Sens. Rob Portman, R-Ohio, and Gary Peters, D-Mich. — who serve together on the Senate Homeland Security and Governmental Affairs Committee — introduced the Federal System Incident Response Act as an effort to modernize and increase transparency in the government’s response to cyberattacks on federal agencies. The bill is especially timely after the recent SolarWinds breach that affected multiple agencies.

“As bad actors continue to exploit weaknesses in federal systems, it’s critical that the federal government is able to quickly respond to any incident and better protect the information in its care,” Portman said in a statement. “This bipartisan bill takes important steps to better coordinate our government’s response to breaches and quickly inform the American people if their information has been compromised.”
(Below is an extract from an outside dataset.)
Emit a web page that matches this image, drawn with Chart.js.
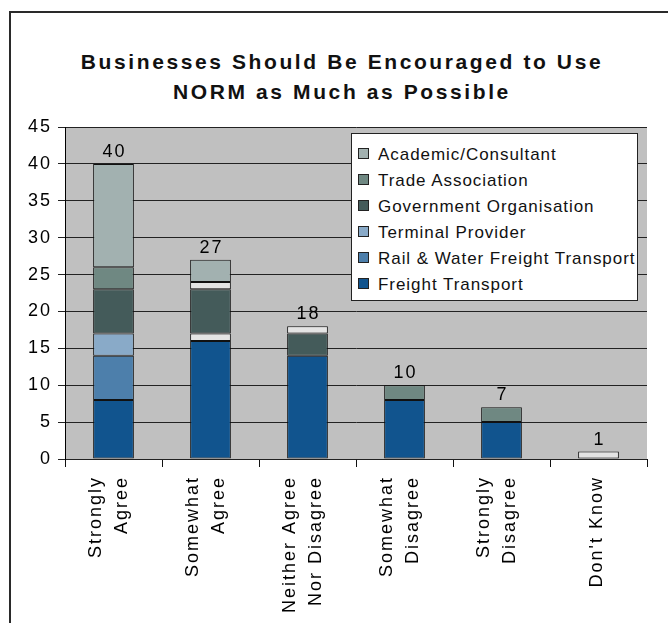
<!DOCTYPE html>
<html>
<head>
<meta charset="utf-8">
<script src="https://cdn.jsdelivr.net/npm/chart.js@4"></script>
<style>
  body { margin: 0; background: #fff; font-family: 'Liberation Sans', Arial, sans-serif; }
  #wrap { position: absolute; left: 0; top: 0; width: 668px; height: 623px; }
  #frame { position: absolute; left: 9px; top: 11px; width: 800px; height: 800px; border: 2px solid #2a2a2a; }
  #title { position: absolute; left: 0; top: 47px; width: 684px; text-align: center; font-weight: bold;
           font-size: 21px; line-height: 30px; letter-spacing: 2.6px; color: #111; }
  #legend { position: absolute; left: 351px; top: 133px; width: 287px; height: 168px; background: #fff;
            border: 1px solid #222; box-sizing: border-box; padding: 8px 0 0 6px; }
  #legend div { height: 26px; line-height: 26px; font-size: 17px; letter-spacing: 0.95px; color: #111; white-space: nowrap; }
  #legend span { display: inline-block; width: 9px; height: 9px; border: 1px solid #222; margin-right: 9px; vertical-align: 1px; }
</style>
</head>
<body>
<div id="frame"></div>
<div id="title">Businesses Should Be Encouraged to Use<br>NORM as Much as Possible</div>
<div id="wrap"><canvas id="chart"></canvas></div>
<div id="legend"></div>
<script>
const categories = [['Strongly', 'Agree'], ['Somewhat', 'Agree'], ['Neither Agree', 'Nor Disagree'],
  ['Somewhat', 'Disagree'], ['Strongly', 'Disagree'], ["Don't Know"]];

// stacked bottom -> top
const freight = [8, 16, 14, 8, 5, 0];
const railWater = [6, 0, 0, 0, 0, 0];
const terminal = [3, 0, 0, 0, 0, 0];
const otherLow = [0, 1, 0, 0, 0, 1];   // unlabelled light segments
const government = [6, 6, 3, 0, 0, 0];
const trade = [3, 0, 0, 2, 2, 0];
const otherHigh = [0, 1, 1, 0, 0, 0];  // unlabelled light segments
const academic = [14, 3, 0, 0, 0, 0];

const yTicks = [0, 5, 10, 15, 20, 25, 30, 35, 40, 45];

const series = [
  { label: 'Freight Transport', data: freight, color: '#11548e', legend: true },
  { label: 'Rail & Water Freight Transport', data: railWater, color: '#4d7fab', legend: true },
  { label: 'Terminal Provider', data: terminal, color: '#89aac8', legend: true },
  { label: 'Other', data: otherLow, color: '#e4e4e4', legend: false },
  { label: 'Government Organisation', data: government, color: '#445b5a', legend: true },
  { label: 'Trade Association', data: trade, color: '#6f8882', legend: true },
  { label: 'Other ', data: otherHigh, color: '#e4e4e4', legend: false },
  { label: 'Academic/Consultant', data: academic, color: '#a2b1b0', legend: true },
];

// legend, top item = last series
document.getElementById('legend').innerHTML = series.filter(s => s.legend).reverse()
  .map(s => `<div><span style="background:${s.color}"></span>${s.label}</div>`).join('');

const FONT = "'Liberation Sans', Arial, sans-serif";

const spacing = {
  id: 'spacing',
  beforeUpdate(chart) { chart.ctx.letterSpacing = '2px'; },
  beforeDraw(chart) { chart.ctx.letterSpacing = '2px'; }
};

const plotBg = {
  id: 'plotBg',
  beforeDraw(chart) {
    const { ctx, chartArea: a } = chart;
    ctx.save();
    ctx.fillStyle = '#c0c0c0';
    ctx.fillRect(a.left, a.top, a.right - a.left, a.bottom - a.top);
    ctx.restore();
  }
};

const totals = {
  id: 'totals',
  afterDatasetsDraw(chart) {
    const { ctx, scales: { x, y } } = chart;
    ctx.save();
    ctx.font = '18px ' + FONT;
    ctx.fillStyle = '#000';
    ctx.textAlign = 'center';
    ctx.textBaseline = 'bottom';
    categories.forEach((c, i) => {
      const t = series.reduce((sum, s) => sum + s.data[i], 0);
      ctx.fillText(String(t), x.getPixelForValue(i) + 1, y.getPixelForValue(t) - 3);
    });
    ctx.restore();
  }
};

// rotated two-line category labels, block nudged left like the original
const xLabels = {
  id: 'xLabels',
  afterDraw(chart) {
    const { ctx, chartArea: a, scales: { x } } = chart;
    ctx.save();
    ctx.font = '18px ' + FONT;
    ctx.fillStyle = '#000';
    ctx.textAlign = 'right';
    ctx.textBaseline = 'middle';
    categories.forEach((lines, i) => {
      const px = x.getPixelForValue(i);
      const start = lines.length > 1 ? px - 17 : px - 1;
      lines.forEach((line, k) => {
        ctx.save();
        ctx.translate(start + k * 25.5, a.bottom + 17);
        ctx.rotate(-Math.PI / 2);
        ctx.fillText(line, 0, 0);
        ctx.restore();
      });
    });
    ctx.restore();
  }
};

new Chart(document.getElementById('chart'), {
  type: 'bar',
  data: {
    labels: categories,
    datasets: series.map(s => ({
      label: s.label, data: s.data, backgroundColor: s.color,
      borderColor: '#111', borderWidth: 1, borderSkipped: false,
      categoryPercentage: 1, barPercentage: 0.42
    }))
  },
  options: {
    responsive: true,
    maintainAspectRatio: false,
    animation: false,
    layout: { padding: { left: 15, right: 21, top: 127, bottom: 0 } },
    plugins: {
      legend: { display: false },
      tooltip: { enabled: false },
      title: { display: false }
    },
    scales: {
      x: {
        stacked: true,
        grid: { offset: true, drawOnChartArea: false, drawTicks: true, tickLength: 8, color: '#111' },
        border: { display: false },
        ticks: { display: false },
        afterFit: s => { s.height = 164; }
      },
      y: {
        stacked: true,
        min: 0, max: 45,
        afterBuildTicks: s => { s.ticks = yTicks.map(v => ({ value: v })); },
        grid: { color: '#222', tickLength: 7 },
        border: { color: '#000', width: 1 },
        ticks: { color: '#000', font: { family: FONT, size: 18 }, padding: 6 },
        afterFit: s => { s.width = 50; }
      }
    }
  },
  plugins: [spacing, plotBg, totals, xLabels]
});
</script>
</body>
</html>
The bill would set specific requirements about alerting people if their information was accessed in a security breach by providing written notice “as expeditiously as practicable and without unreasonable delay.” To standardize that process, the Office of Management and Budget (OMB) director would develop a template and guidance to share that information.


It would also require agencies to share incident information with OMB and the Cybersecurity and Infrastructure Security Agency (CISA) to compare attacks across agencies. CISA would then produce an annual report of these incidents to share with federal and private-sector cybersecurity professionals so they can better understand the most common and persistent threats.

Peters and Portman have led several efforts to strengthen cybersecurity defenses, such as a bill to improve cybersecurity budgeting and another — unanimously passed by the Senate — to promote cybersecurity collaboration between the Department of Homeland Security and state and local governments.

It is unlikely that this bill will pass in the final weeks of the 116th Congress, but could signal legislative priorities for the next term.